以下は、私の道場サイトのBMSの一部からの抜粋である。
これで道場生は減るかもしれないが、私は以下の意味が理解できる人間と武道を修練したい(正直言えば…否、一人で究めるのが真の武道であると、心の中から声が聞こえてきた…)。
ここで断っておくが、私の片腕である秋吉も道場の黒帯たちも、私とは全く異なる性格ばかりだ(当然のことかもしれないが)。私の家族も、私の話など聞いていない。聞けば、疲れるからであろう。私はそれで良いと思っている。私自身も私のような人間が近くにいたら「うるさい」と思うにちがいない。
むしろ、「こんな変な父親でごめんね」といつも思っている。
そう言いながら、「もっと変人になりたい」とも思っている。
今こうして前書きを書いているのも、回りと私の考えが異なる事への「免罪符」のようなものだ。

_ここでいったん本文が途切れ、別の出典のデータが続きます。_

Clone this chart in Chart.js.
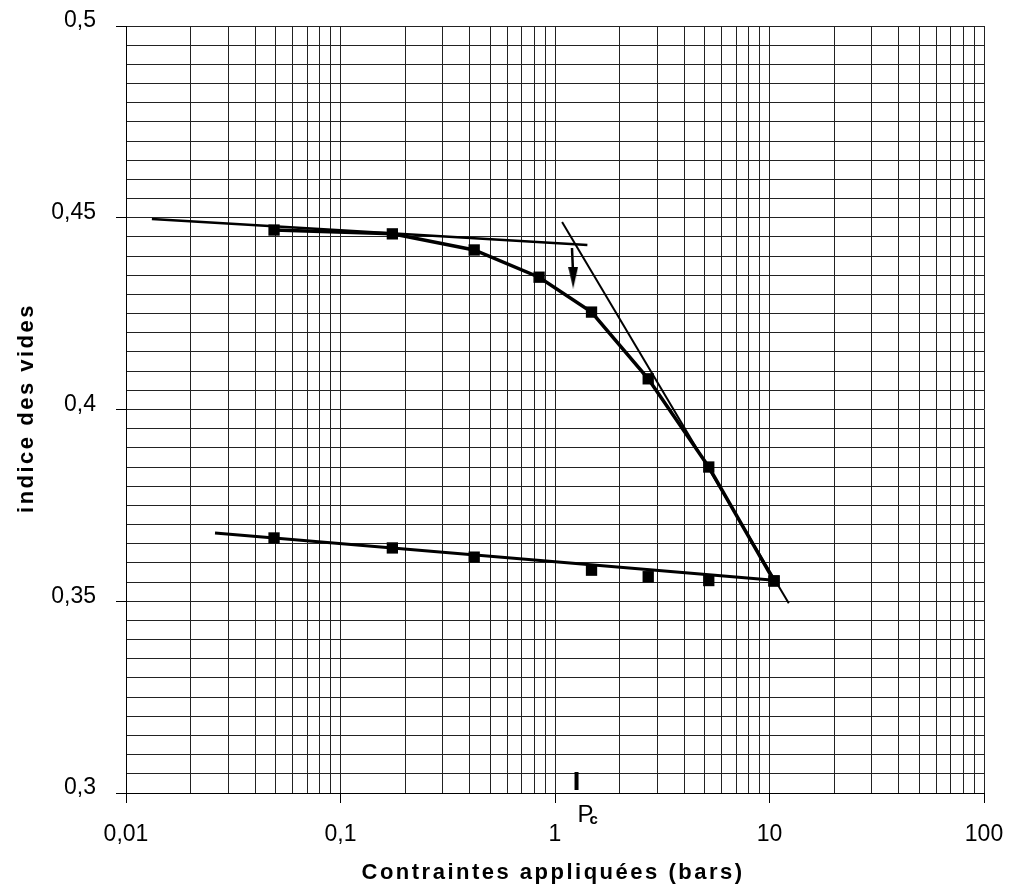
<!DOCTYPE html>
<html><head><meta charset="utf-8">
<script src="https://cdn.jsdelivr.net/npm/chart.js@4.4.0/dist/chart.umd.min.js"></script>
<style>html,body{margin:0;padding:0;background:#fff;}#wrap{width:1013px;height:891px;position:relative;}</style>
</head><body><div id="wrap"><canvas id="c"></canvas></div>
<script>
// ---- data ----
const stressLoad   = [0.049, 0.1745, 0.42, 0.843, 1.48, 2.72, 5.21, 10.5];
const voidLoad     = [0.4468, 0.4458, 0.4416, 0.4345, 0.4254, 0.4080, 0.3850, 0.3553];
const stressUnload = [0.049, 0.1745, 0.42, 1.48, 2.72, 5.21, 10.5];
const voidUnload   = [0.3665, 0.3639, 0.3615, 0.3581, 0.3564, 0.3554, 0.3553];
const flatTangentX  = [0.0132, 1.416];
const flatTangentY  = [0.4497, 0.4429];
const steepTangentX = [1.079, 12.3];
const steepTangentY = [0.4489, 0.3495];
const unloadFitX    = [0.026, 10.5];
const unloadFitY    = [0.3678, 0.3555];
const arrowShaftX   = [1.2, 1.215];
const arrowShaftY   = [0.4421, 0.4350];
const arrowHeadX    = [1.215];
const arrowHeadY    = [0.4344];
const pcMarkX       = [1.26, 1.26];
const pcMarkY       = [0.3055, 0.3008];
const pcLabel = 'P';
const pcSub = 'c';
const xDecades = [0.01, 0.1, 1, 10, 100];
const xDecadeLabels = ['0,01', '0,1', '1', '10', '100'];
const xMultiples = [1, 2, 3, 4, 5, 6, 7, 8, 9];
const yMajorValues = [0.3, 0.35, 0.4, 0.45, 0.5];
const yLabels = ['0,3', '0,35', '0,4', '0,45', '0,5'];
const yMinorCount = 40; // 0.005 steps between 0.3 and 0.5
const xTitle = 'Contraintes appliquées (bars)';
const yTitle = 'indice des vides';

const FONT = '"Liberation Sans", Arial, sans-serif';
const zip = (xs, ys) => xs.map((x, i) => ({x: x, y: ys[i]}));

const xGrid = [];
for (let d = 0; d < xDecades.length - 1; d++) for (const m of xMultiples) xGrid.push(+(xDecades[d] * m).toPrecision(6));
xGrid.push(xDecades[xDecades.length - 1]);
const yGrid = [];
for (let i = 0; i <= yMinorCount; i++) yGrid.push(Math.round(300 + i * 5) / 1000);

const isDecade = v => xDecades.some(d => Math.abs(v / d - 1) < 1e-6);
const isYMajor = v => yMajorValues.some(d => Math.abs(v - d) < 1e-6);

const head = document.createElement('canvas');
head.width = 10; head.height = 22;
(function(){ const g = head.getContext('2d'); g.fillStyle = '#000'; g.beginPath(); g.moveTo(0,0); g.lineTo(10,0); g.lineTo(5,22); g.closePath(); g.fill(); })();

const titlesPlugin = {
  id: 'titles',
  afterDraw(chart) {
    const ctx = chart.ctx;
    const xs = chart.scales.x;
    ctx.save();
    ctx.fillStyle = '#000';
    ctx.font = 'bold 22px ' + FONT;
    ctx.letterSpacing = '2.5px';
    ctx.textAlign = 'center';
    ctx.textBaseline = 'middle';
    ctx.fillText(xTitle, 553, 873);
    ctx.translate(27, 408);
    ctx.rotate(-Math.PI / 2);
    ctx.fillText(yTitle, 0, 0);
    ctx.restore();
    ctx.save();
    const px = xs.getPixelForValue(pcMarkX[0]);
    ctx.fillStyle = '#000';
    ctx.textAlign = 'left';
    ctx.textBaseline = 'alphabetic';
    ctx.font = '24px ' + FONT;
    ctx.fillText(pcLabel, px + 1, 822);
    ctx.font = 'bold 15px ' + FONT;
    ctx.fillText(pcSub, px + 13, 824);
    ctx.restore();
  }
};

const lineDs = (label, pts, w) => ({label, data: pts, borderColor: '#000', backgroundColor: '#000', borderWidth: w, pointRadius: 0, pointHoverRadius: 0, tension: 0, fill: false});

new Chart(document.getElementById('c'), {
  type: 'line',
  data: {
    datasets: [
      Object.assign(lineDs('Chargement', zip(stressLoad, voidLoad), 3.5), {pointRadius: 8, pointStyle: 'rect', pointBorderWidth: 0, pointBackgroundColor: '#000'}),
      Object.assign(lineDs('Déchargement', zip(stressUnload, voidUnload), 0), {showLine: false, pointRadius: 8, pointStyle: 'rect', pointBorderWidth: 0, pointBackgroundColor: '#000'}),
      lineDs('Droite déchargement', zip(unloadFitX, unloadFitY), 3),
      lineDs('Tangente 1', zip(flatTangentX, flatTangentY), 2.5),
      lineDs('Tangente 2', zip(steepTangentX, steepTangentY), 2),
      lineDs('Flèche', zip(arrowShaftX, arrowShaftY), 2.5),
      Object.assign(lineDs('Pointe', zip(arrowHeadX, arrowHeadY), 0), {showLine: false, pointRadius: 6, pointStyle: head}),
      lineDs('Pc', zip(pcMarkX, pcMarkY), 4)
    ]
  },
  options: {
    responsive: true,
    maintainAspectRatio: false,
    animation: false,
    events: [],
    layout: {padding: {left: 0, right: 29, top: 26, bottom: 0}},
    plugins: {legend: {display: false}, tooltip: {enabled: false}},
    scales: {
      x: {
        type: 'logarithmic',
        min: 0.01, max: 100,
        afterBuildTicks: s => { s.ticks = xGrid.map(v => ({value: v, major: isDecade(v)})); },
        afterFit: s => { s.height = 98; s.paddingLeft = 0; s.paddingRight = 0; },
        grid: {color: '#222', lineWidth: 1, drawTicks: true, tickLength: 10,
               tickColor: c => (c.tick && isDecade(c.tick.value)) ? '#000' : 'rgba(0,0,0,0)'},
        border: {color: '#000', width: 1},
        ticks: {autoSkip: false, maxRotation: 0, minRotation: 0, padding: 18, color: '#000',
                font: {size: 23, family: FONT},
                callback: v => { const i = xDecades.findIndex(d => Math.abs(v / d - 1) < 1e-6); return i >= 0 ? xDecadeLabels[i] : ''; }}
      },
      y: {
        type: 'linear',
        min: 0.3, max: 0.5,
        afterBuildTicks: s => { s.ticks = yGrid.map(v => ({value: v})); },
        afterFit: s => { s.width = 126; s.paddingTop = 0; s.paddingBottom = 0; },
        grid: {color: '#222', lineWidth: 1, drawTicks: true, tickLength: 10,
               tickColor: c => (c.tick && isYMajor(c.tick.value)) ? '#000' : 'rgba(0,0,0,0)'},
        border: {color: '#000', width: 1},
        ticks: {autoSkip: false, padding: 20, color: '#000', labelOffset: -5,
                font: {size: 23, family: FONT},
                callback: v => { const i = yMajorValues.findIndex(d => Math.abs(v - d) < 1e-6); return i >= 0 ? yLabels[i] : ''; }}
      }
    }
  },
  plugins: [titlesPlugin]
});
</script></body></html>
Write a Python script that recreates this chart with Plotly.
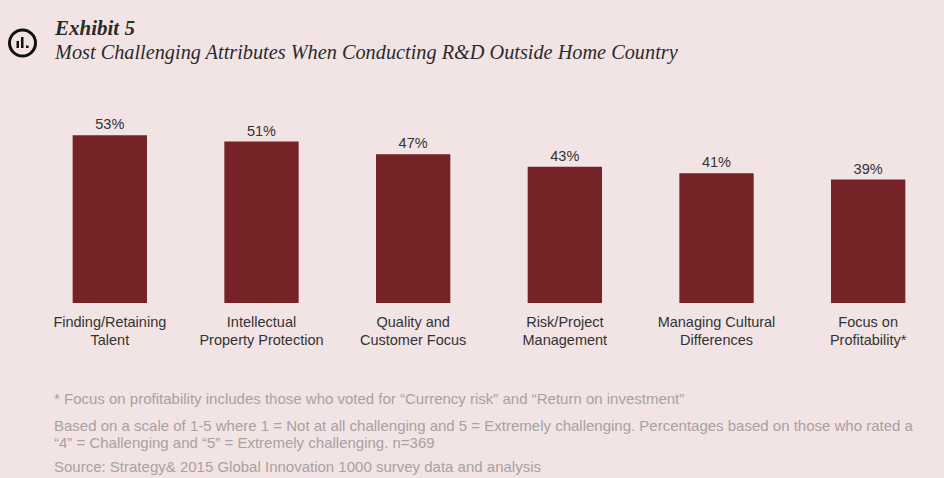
import plotly.graph_objects as go

# chart data
categories = [
    "Finding/Retaining<br>Talent",
    "Intellectual<br>Property Protection",
    "Quality and<br>Customer Focus",
    "Risk/Project<br>Management",
    "Managing Cultural<br>Differences",
    "Focus on<br>Profitability*",
]
values = [53, 51, 47, 43, 41, 39]
value_labels = [f"{v}%" for v in values]

footnote_lines = [
    "* Focus on profitability includes those who voted for \u201cCurrency risk\u201d and \u201cReturn on investment\u201d",
    "Based on a scale of 1-5 where 1 = Not at all challenging and 5 = Extremely challenging. Percentages based on those who rated a",
    "\u201c4\u201d = Challenging and \u201c5\u201d = Extremely challenging. n=369",
    "Source: Strategy& 2015 Global Innovation 1000 survey data and analysis",
]
footnote_y = [398, 425, 442, 466]

W, H = 944, 478
ML, MR, MT, MB = 34, 0, 113, 175
BG = "#f2e4e4"
BAR = "#762328"
DARK = "#333333"
GREY = "#a9a1a1"


# helpers to place decorations in pixel terms
def px(x):
    return (x - ML) / (W - ML - MR)


def py(y):
    return 1 - (y - MT) / (H - MT - MB)


fig = go.Figure()

fig.add_trace(
    go.Bar(
        x=list(range(len(categories))),
        y=values,
        text=value_labels,
        textposition="outside",
        textfont=dict(family="Liberation Sans", size=14.5, color=DARK),
        marker=dict(color=BAR, line=dict(width=0)),
        cliponaxis=False,
        hoverinfo="skip",
    )
)

annotations = [
    dict(x=px(52), y=py(28), text="<b><i>Exhibit 5</i></b>",
         font=dict(family="Liberation Serif", size=21, color="#2b2b2b")),
    dict(x=px(52), y=py(53), text="<i>Most Challenging Attributes When Conducting R&D Outside Home Country</i>",
         font=dict(family="Liberation Serif", size=20.3, color="#2b2b2b")),
]
for line, yy in zip(footnote_lines, footnote_y):
    annotations.append(dict(x=px(52), y=py(yy), text=line,
                            font=dict(family="Liberation Sans", size=15, color=GREY)))
for a in annotations:
    a.update(xref="paper", yref="paper", xanchor="left", yanchor="middle",
             showarrow=False, align="left")

# small chart icon next to the title
shapes = [
    dict(type="circle", x0=px(9.5), x1=px(35.5), y0=py(30), y1=py(56),
         line=dict(color="#111111", width=3)),
    dict(type="rect", x0=px(16.5), x1=px(19), y0=py(41), y1=py(48),
         fillcolor="#111111", line=dict(width=0)),
    dict(type="rect", x0=px(21), x1=px(23.5), y0=py(37), y1=py(48),
         fillcolor="#111111", line=dict(width=0)),
    dict(type="rect", x0=px(26), x1=px(28.5), y0=py(45.5), y1=py(48),
         fillcolor="#111111", line=dict(width=0)),
]
for s in shapes:
    s.update(xref="paper", yref="paper")

fig.update_layout(
    width=W,
    height=H,
    margin=dict(l=ML, r=MR, t=MT, b=MB),
    paper_bgcolor=BG,
    plot_bgcolor=BG,
    showlegend=False,
    bargap=0.51,
    annotations=annotations,
    shapes=shapes,
    xaxis=dict(
        tickmode="array",
        tickvals=list(range(len(categories))),
        ticktext=categories,
        range=[-0.5, len(categories) - 0.5],
        showgrid=False,
        zeroline=False,
        showline=False,
        ticks="",
        ticklabelstandoff=8,
        tickfont=dict(family="Liberation Sans", size=14.5, color=DARK),
    ),
    yaxis=dict(
        range=[0, 60],
        visible=False,
    ),
)

# drop the page's default body margin so the figure sits at the window corner
fig.write_html(
    "out.html",
    config={"displayModeBar": False},
    post_script="document.body.style.margin='0';",
)
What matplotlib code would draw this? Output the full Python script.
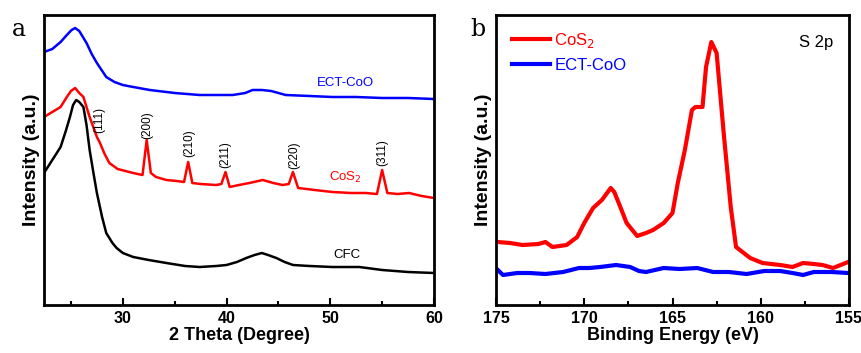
import matplotlib.pyplot as plt

plt.rcParams['font.family'] = ['Liberation Sans', 'DejaVu Sans']

# ---- panel a: XRD (y in arbitrary units) ----
ect_x = [22.4, 23.2, 24.0, 24.6, 25.06, 25.4, 25.8, 26.5, 27.0, 27.5, 28.4, 29.2, 30.0,
         31.0, 32.6, 35.0, 37.4, 40.6, 41.8, 42.5, 43.4, 44.3, 45.7, 48.0, 50.2, 52.5,
         55.0, 57.5, 60.0]
ect_y = [253, 256, 263, 270, 275, 277, 274, 262, 251, 242, 228, 223, 220,
         218, 215, 212, 210, 210, 212, 215, 215, 214, 210, 209, 208, 208,
         207, 207, 206]

cos2_x = [22.4, 23.2, 24.0, 24.6, 25.0, 25.4, 25.8, 26.2, 26.8, 27.5, 27.8, 28.2, 28.7,
          29.5, 31.0, 31.9, 32.3, 32.7, 33.2, 34.2, 35.2, 35.9, 36.3, 36.7, 37.5, 39.0,
          39.5, 39.9, 40.3, 41.2, 42.2, 43.5, 44.5, 45.4, 46.0, 46.4, 46.9, 48.5, 50.2,
          52.0, 53.4, 54.5, 55.0, 55.5, 56.5, 57.6, 58.8, 60.0]
cos2_y = [188, 193, 198, 208, 214, 217, 212, 208, 188, 168, 162, 152, 142,
          136, 132, 130, 165, 132, 128, 125, 124, 123, 143, 122, 121, 120,
          121, 133, 118, 120, 122, 125, 122, 120, 121, 133, 117, 115, 113,
          112, 112, 111, 135, 112, 111, 112, 109, 107]

cfc_x = [22.4, 23.2, 24.0, 24.5, 24.9, 25.2, 25.5, 25.8, 26.2, 26.5, 26.8, 27.2, 27.5,
         28.0, 28.4, 29.0, 29.4, 30.0, 31.0, 32.5, 34.2, 36.0, 37.4, 39.0, 40.0, 41.0,
         41.9, 42.7, 43.4, 44.0, 44.8, 45.6, 46.4, 48.0, 50.2, 52.8, 55.0, 57.5, 60.0]
cfc_y = [132, 145, 158, 174, 188, 200, 205, 203, 198, 180, 155, 130, 112,
         88, 72, 62, 57, 52, 48, 45, 42, 39, 38, 39, 40, 43,
         47, 50, 52, 50, 47, 43, 40, 39, 38, 38, 35, 33, 32]

hkl_labels = ['(111)', '(200)', '(210)', '(211)', '(220)', '(311)']
hkl_x = [27.7, 32.4, 36.4, 39.9, 46.5, 55.0]
hkl_y = [185, 180, 162, 150, 150, 152]

# ---- panel b: XPS S 2p ----
xps_red_x = [174.9, 174.2, 173.5, 172.6, 172.2, 171.8, 171.0, 170.4, 170.0, 169.5, 169.0,
             168.5, 168.3, 168.0, 167.6, 167.0, 166.5, 166.1, 165.5, 165.0, 164.7, 164.3,
             163.9, 163.7, 163.3, 163.1, 162.8, 162.5, 162.1, 161.7, 161.4, 160.6, 159.9,
             158.9, 158.2, 157.6, 157.0, 156.5, 155.9, 155.05]
xps_red_y = [63, 62, 60, 61, 63, 58, 60, 68, 82, 97, 105, 117, 113, 100, 82, 69, 72, 75,
             82, 92, 122, 155, 195, 198, 198, 238, 263, 252, 172, 98, 58, 47, 42,
             40, 38, 42, 41, 40, 37, 43]

xps_blue_x = [174.9, 174.6, 173.8, 173.1, 172.2, 171.2, 170.3, 169.7, 169.1, 168.2, 167.4,
              166.9, 166.5, 166.0, 165.5, 164.6, 163.6, 162.7, 161.8, 160.8, 159.8, 158.9,
              158.2, 157.6, 157.0, 156.0, 155.05]
xps_blue_y = [35, 30, 32, 32, 31, 33, 37, 37, 38, 40, 38, 34, 33, 35, 37, 36, 37, 33, 33,
              31, 34, 34, 32, 30, 33, 33, 32]

fig = plt.figure(figsize=(8.61, 3.53), dpi=100)
ax1 = fig.add_axes([44 / 861, 48 / 353, 390 / 861, 290 / 353])
ax2 = fig.add_axes([496 / 861, 48 / 353, 353 / 861, 290 / 353])

ax1.plot(ect_x, ect_y, color='#0000ff', lw=1.8)
ax1.plot(cos2_x, cos2_y, color='#ff0000', lw=1.8)
ax1.plot(cfc_x, cfc_y, color='black', lw=1.8)
for lab, x, y in zip(hkl_labels, hkl_x, hkl_y):
    ax1.text(x, y, lab, rotation=90, ha='center', va='center', fontsize=8.5)
ax1.text(51.5, 222, 'ECT-CoO', color='#0000ff', ha='center', va='center', fontsize=9.5)
ax1.text(51.5, 128, 'CoS$_2$', color='#ff0000', ha='center', va='center', fontsize=9.5)
ax1.text(51.6, 50, 'CFC', color='black', ha='center', va='center', fontsize=9.5)
ax1.set_xlim(22.4, 60)
ax1.set_ylim(0, 290)
ax1.set_xticks([30, 40, 50, 60])
ax1.set_xticks([25, 35, 45, 55], minor=True)
ax1.set_xlabel('2 Theta (Degree)', fontsize=13, fontweight='bold', labelpad=1)
ax1.set_ylabel('Intensity (a.u.)', fontsize=14, fontweight='bold', labelpad=3)

ax2.plot(xps_red_x, xps_red_y, color='#ff0000', lw=3, label='CoS$_2$')
ax2.plot(xps_blue_x, xps_blue_y, color='#0000ff', lw=3, label='ECT-CoO')
leg = ax2.legend(loc='upper left', bbox_to_anchor=(0.045, 0.945), frameon=False,
                 fontsize=12, handlelength=2.3, handletextpad=0.25, borderaxespad=0,
                 borderpad=0, labelspacing=0.5)
for txt, c in zip(leg.get_texts(), ['#ff0000', '#0000ff']):
    txt.set_color(c)
ax2.text(0.955, 0.905, 'S 2p', transform=ax2.transAxes, ha='right', va='center', fontsize=12)
ax2.set_xlim(175, 155)
ax2.set_ylim(0, 290)
ax2.set_xticks([175, 170, 165, 160, 155])
ax2.set_xticks([172.5, 167.5, 162.5, 157.5], minor=True)
ax2.set_xlabel('Binding Energy (eV)', fontsize=13, fontweight='bold', labelpad=1)
ax2.set_ylabel('Intensity (a.u.)', fontsize=14, fontweight='bold', labelpad=3)

for ax in (ax1, ax2):
    ax.set_yticks([])
    for s in ax.spines.values():
        s.set_linewidth(2)
    ax.tick_params(axis='x', which='both', direction='in', width=1.5, labelsize=11.5, pad=4)
    ax.tick_params(axis='x', which='major', length=5)
    ax.tick_params(axis='x', which='minor', length=3)
    for t in ax.get_xticklabels():
        t.set_fontweight('bold')

fig.text(12 / 861, 1 - 30 / 353, 'a', fontsize=17, family='DejaVu Serif', va='center')
fig.text(470 / 861, 1 - 30 / 353, 'b', fontsize=17, family='DejaVu Serif', va='center')

fig.savefig('out.png', dpi=100)
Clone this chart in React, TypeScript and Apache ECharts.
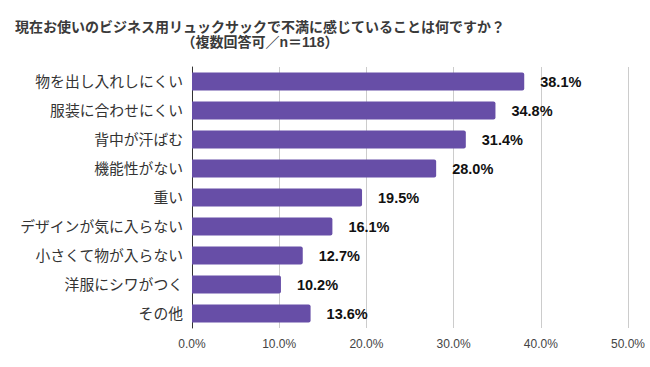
import React, { useEffect, useRef } from "react";
import * as echarts from "echarts";

const categories = [
  "物を出し入れしにくい",
  "服装に合わせにくい",
  "背中が汗ばむ",
  "機能性がない",
  "重い",
  "デザインが気に入らない",
  "小さくて物が入らない",
  "洋服にシワがつく",
  "その他",
];
const values = [38.1, 34.8, 31.4, 28.0, 19.5, 16.1, 12.7, 10.2, 13.6];
const titleLines = [
  "現在お使いのビジネス用リュックサックで不満に感じていることは何ですか？",
  "（複数回答可／n＝118）",
];

const FONT = 'Arial, "Liberation Sans", "Noto Sans CJK JP", sans-serif';

export default function App() {
  const ref = useRef<HTMLDivElement>(null);
  useEffect(() => {
    if (!ref.current) return;
    const chart = echarts.init(ref.current, undefined, { renderer: "svg" });
    chart.setOption({
      animation: false,
      backgroundColor: "#ffffff",
      graphic: [
        {
          type: "text",
          x: 260,
          y: 27,
          style: {
            text: titleLines[0],
            fontFamily: FONT,
            fontSize: 14,
            fontWeight: "bold",
            fill: "#3a3a3a",
            textAlign: "center",
            textVerticalAlign: "middle",
          },
        },
        {
          type: "text",
          x: 260,
          y: 42,
          style: {
            text: titleLines[1],
            fontFamily: FONT,
            fontSize: 14,
            fontWeight: "bold",
            fill: "#3a3a3a",
            textAlign: "center",
            textVerticalAlign: "middle",
          },
        },
      ],
      grid: { left: 192, width: 436, top: 67, height: 261, containLabel: false },
      xAxis: {
        type: "value",
        min: 0,
        max: 50,
        interval: 10,
        axisLine: { show: false },
        axisTick: { show: false },
        splitLine: { show: true, lineStyle: { color: "#cccccc", width: 1 } },
        axisLabel: {
          formatter: (v: number) => v.toFixed(1) + "%",
          fontFamily: FONT,
          fontSize: 12,
          color: "#444444",
          margin: 10,
        },
      },
      yAxis: {
        type: "category",
        data: categories,
        inverse: true,
        axisLine: { show: true, lineStyle: { color: "#333333", width: 1 } },
        axisTick: { show: false },
        axisLabel: {
          fontFamily: FONT,
          fontSize: 14.8,
          color: "#333333",
          margin: 9,
        },
      },
      series: [
        {
          type: "bar",
          data: values,
          barWidth: 18,
          itemStyle: { color: "#674ea7", borderRadius: [0, 2, 2, 0] },
          label: {
            show: true,
            position: "right",
            distance: 16,
            formatter: (p: any) => p.value.toFixed(1) + "%",
            fontFamily: FONT,
            fontSize: 14.5,
            fontWeight: "bold",
            color: "#111111",
          },
        },
      ],
    });
    return () => chart.dispose();
  }, []);
  return (
    <div
      ref={ref}
      style={{ position: "fixed", left: 0, top: 0, width: 650, height: 367 }}
    />
  );
}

さらに蛇足ながら、近くで語れば「うるさい」と云われるに違いないから、無視されるのを覚悟で、うるさい事を、遠くからでも語り続けようとも思っている。
【組手技について〜無心の技】
少し難しい言い方になりますが、増田流の空手道で、最も重要なことを述べておきます。空手を始める前のみなさんに、難しいことを言うのは良くないかもしれません。
しかしながら、増田流は初めに重要なことを言っておきます。組手技とは相手と組手を行うための技であり方法ですが、組手稽古の目的は、優劣を競うことではありません。その目的は、相手との技の受け取り合いを通じ、技の本質をつかむことです。技の本質とは、自己を創造していくための原理であり道具のようなものです。つまり、技(既存の技)と格闘しながら、既存の技の殻を打ち破り、真の技(新しい技、無心の技)を生み出すことです。さらに、その過程において真の自己を掴むことが組手の真の目的なのです。
【真の自己を掴む】
真の自己を掴むためには、体験が重要です。しかしながら、ただ体験するだけではなく、技(行動)の目的を意識した体験が必要です。同時に自己の能力を向上を目指す意識が必要です。ここでいう自己の能力の向上を目指すとは、絶えず行動のゴールを明確にし、そこに達するルート(手段)選択の精度(ゴールに到達するスピードとその成功率)をあげる意識を持つことです。また、ここでいう真の自己とは、これ以上はないというようなところを目指す努力の中からの気づきとも言い換えられます。そのような気づきを得るためには、絶えず自己の行動を吟味し、行動結果からのフィードバックを大切にすることです。
組手稽古においては、絶えず自己(心身)からの「発信・指令」を吟味します。同時に他者や心身(自己)からの「返信・受信」を吟味します。そのような吟味を通じ、自己内部に構築された広義のコミュニケーションプログラムや回路を再構築していく作業がBMSの空手道の稽古・修練なのです。鍛錬やコンディショニングについては、組手稽古を行うための自己の基盤をより強靭にしつつ状態を維持、管理することだと考えて下さい。
【BMSの目指す空手道とは】
さらに言えば、BMSの目指す空手武道とは、組手という他者とのコミュニケーション手段を通じ、自己の心と技を磨くことと言えます。言い換えれば、他者との関わり合いの方法を学ぶこととも言えます。例えれば、言語がそうであるように、空手武道の技も同様なのです。ゆえに、まずは基本を習得し、法則を型から学び、それを応用するという体験が必要です。
最後に、BMSの組手修練は仲間との関わり合いを重視します。また究極的にはコミュニケーション能力の向上を要求するものです。そのコミュニケーション能力の向上のために「応じ」と「転じ」という鍵概念を設定します。
【応じとは】
ここでいう「応じ」とは「転じ」の概念を内包しています。「応じ」は、一方的に相手を攻撃する行為ではありません。また一方的に防御するものでもありません。応じとは、状況や相手を受け入れながら、それに対し最善の対応を目指すことです。それが「転じ」の意味するところでもあります。攻撃一辺倒の戦い方は、まるで自我の中に閉じるこもるようなことだと思います。もちろん、そのような局面も時には必要かもしれませんし、最善の対応は個々人、状況に応じて多様です。しかしながら、最善の対応に内在する普遍的な要素を探求し、最善の対応を為すための心身の基盤をつくるのが増田流・極真空手です。